1) Oven-dry method (the true reference)
This is the laboratory method.
- weigh the wood
- dry it in an oven until mass stops changing
- weigh again
It is accurate but destructive and slow.
2) Pin moisture meter
Pins measure electrical resistance between two points.
- good for checking gradients (surface vs deeper)
- can be affected by temperature
- needs species correction for best accuracy
Good practice:
- take multiple readings
- measure at different depths if possible
3) Pinless moisture meter
Pinless meters use an electromagnetic field.
- fast and non-marking
- measures an average to a certain depth
- readings can be influenced by density and thickness
Good practice:
- use it as a comparative tool across a stack
- verify suspicious readings with a pin meter if you have one
What Moisture Content You Actually Need (By Application)
The “right” MC is the MC that matches the environment the wood will live in.
Interior furniture (heated spaces)
Often targets around:
- 6% to 10% MC
Unheated indoor spaces (garages, sheds, seasonal buildings)
Often closer to:
- 10% to 14% MC
Exterior projects
Wood will cycle widely.
The key is not hitting one number.
It is designing for movement, choosing durable species, and using finishes and detailing correctly.
Moisture Content and Wood Movement (The Practical Link)

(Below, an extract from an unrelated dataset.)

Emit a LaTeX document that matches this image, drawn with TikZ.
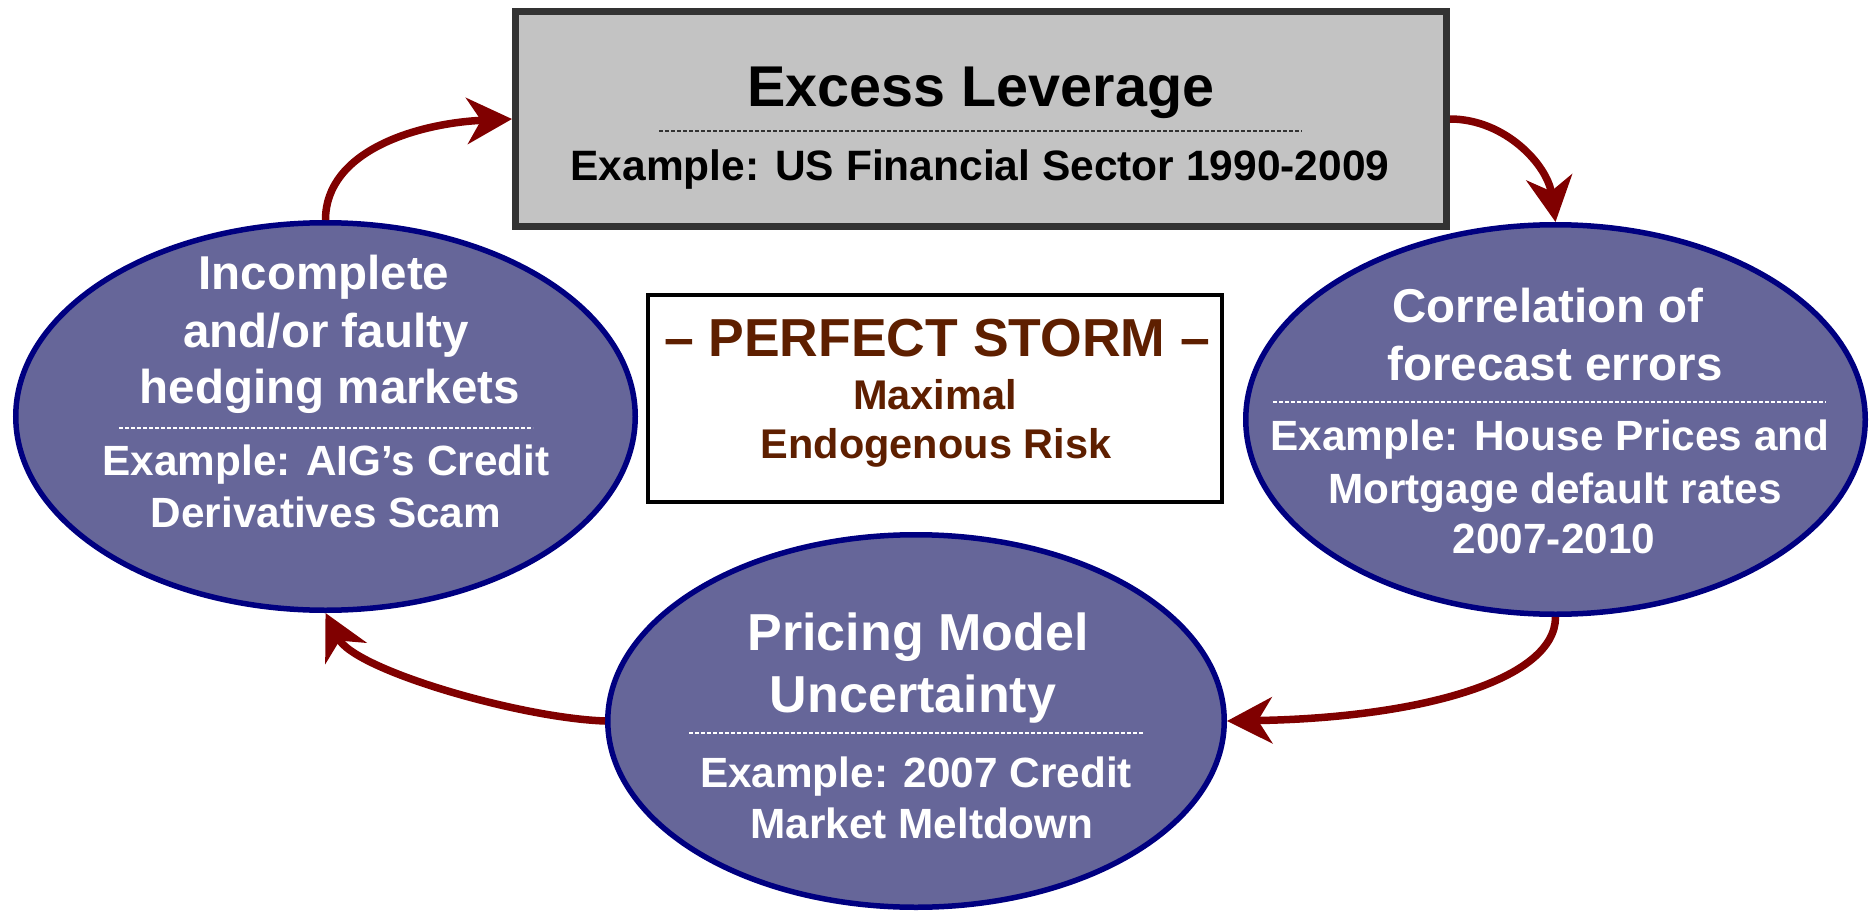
\documentclass[tikz,border=0pt]{standalone}
\usepackage{fontspec}
\setmainfont{Liberation Sans}
\usetikzlibrary{arrows.meta,shapes.geometric}
\definecolor{slate}{HTML}{666699}
\definecolor{navyline}{HTML}{000080}
\definecolor{maroonarrow}{HTML}{800000}
\definecolor{boxgray}{HTML}{C3C3C3}
\definecolor{boxedge}{HTML}{333333}
\definecolor{storm}{HTML}{5E1F00}
\newcommand\fsz[1]{\fontsize{#1}{#1}\selectfont\bfseries}
\begin{document}
\begin{tikzpicture}[x=1pt,y=-1pt,
  cause/.style={ellipse, draw=navyline, fill=slate, line width=5.5pt, inner sep=0pt},
  headline/.style={anchor=base, inner sep=0pt, text=white, font=\fsz{47.5}},
  example/.style={anchor=base, inner sep=0pt, text=white, font=\fsz{42.3}},
  cyclearrow/.style={draw=maroonarrow, line width=7.5pt,
    -{Stealth[length=45pt,width=46pt,inset=14pt]}},
  divider/.style={line width=1.5pt, dash pattern=on 4pt off 2pt}
]
\useasboundingbox (0,0) rectangle (1869,915);

% top box: excess leverage
\node[draw=boxedge, fill=boxgray, line width=7pt, minimum width=931pt,
      minimum height=215pt, inner sep=0pt] (T) at (981,119) {};
\node[anchor=base, inner sep=0pt, font=\fsz{57.5}] (t1) at (981,107) {Excess Leverage};
\draw[divider, draw=boxedge] (659,131) -- (1302,131);
\node[anchor=base, inner sep=0pt, font=\fsz{42.5}] (t2) at (980,180)
  {Example: US Financial Sector 1990-2009};

% centre box: perfect storm
\node[draw=black, fill=white, line width=4pt, minimum width=574pt,
      minimum height=207pt, inner sep=0pt] (S) at (935,398.5) {};
\node[anchor=base, inner sep=0pt, text=storm, font=\fsz{53.5}] (s1) at (937,356)
  {– PERFECT STORM –};
\node[anchor=base, inner sep=0pt, text=storm, font=\fsz{41.5}] (s2) at (935,409) {Maximal};
\node[anchor=base, inner sep=0pt, text=storm, font=\fsz{41.5}] (s3) at (936,458) {Endogenous Risk};

% left ellipse: hedging markets
\node[cause, minimum width=619.5pt, minimum height=387.5pt] (L) at (325.5,416.5) {};
\node[headline] (l1) at (324,289) {Incomplete};
\node[headline] (l2) at (326,347) {and/or faulty};
\node[headline] (l3) at (330,403) {hedging markets};
\draw[divider, draw=white] (119,428) -- (533,428);
\node[example] (l4) at (326,475) {Example: AIG’s Credit};
\node[example] (l5) at (326,527) {Derivatives Scam};

% right ellipse: forecast errors
\node[cause, minimum width=619.5pt, minimum height=389.5pt] (R) at (1555.5,419.5) {};
\node[headline] (r1) at (1548,322) {Correlation of};
\node[headline] (r2) at (1555,380) {forecast errors};
\draw[divider, draw=white] (1273,402) -- (1826,402);
\node[example] (r3) at (1550,450) {Example: House Prices and};
\node[example] (r4) at (1555,503) {Mortgage default rates};
\node[example] (r5) at (1554,553) {2007-2010};

% bottom ellipse: model uncertainty
\node[cause, minimum width=616.5pt, minimum height=372.5pt] (B) at (916,721) {};
\node[headline, font=\fsz{52}] (b1) at (918,650) {Pricing Model};
\node[headline, font=\fsz{52}] (b2) at (913,712) {Uncertainty};
\draw[divider, draw=white] (689,733) -- (1144,733);
\node[example] (b3) at (916,787) {Example: 2007 Credit};
\node[example] (b4) at (922,838) {Market Meltdown};

% feedback loop
\draw[cyclearrow] (L.north) .. controls +(0,-70) and +(-93,4) .. (T.west);
\draw[cyclearrow] (T.east) .. controls +(55,0) and +(-8,-57) .. (R.north);
\draw[cyclearrow] (R.south) .. controls +(0,63) and +(193,-3) .. (B.east);
\draw[cyclearrow] (B.west) .. controls +(-85,-3) and +(29,57) .. (L.south);
\end{tikzpicture}
\end{document}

As MC changes below FSP, wood changes size.
Important points:
- movement across the grain is far larger than along the grain
- tangential movement is usually larger than radial
This is why wide panels and tabletops need allowance.
You do not need to memorise shrinkage coefficients yet, but you do need to understand:
- MC change drives movement
- the direction of movement is predictable
Common Mistakes Moisture Content Explains
- Buying timber and building immediately without acclimating.
- Fixing a tabletop rigidly across the grain.
- Gluing end grain expecting the same bond strength as long grain.
- Storing wood on a concrete floor and wondering why it cups.
- Finishing one face of a board and causing it to warp (uneven moisture exchange).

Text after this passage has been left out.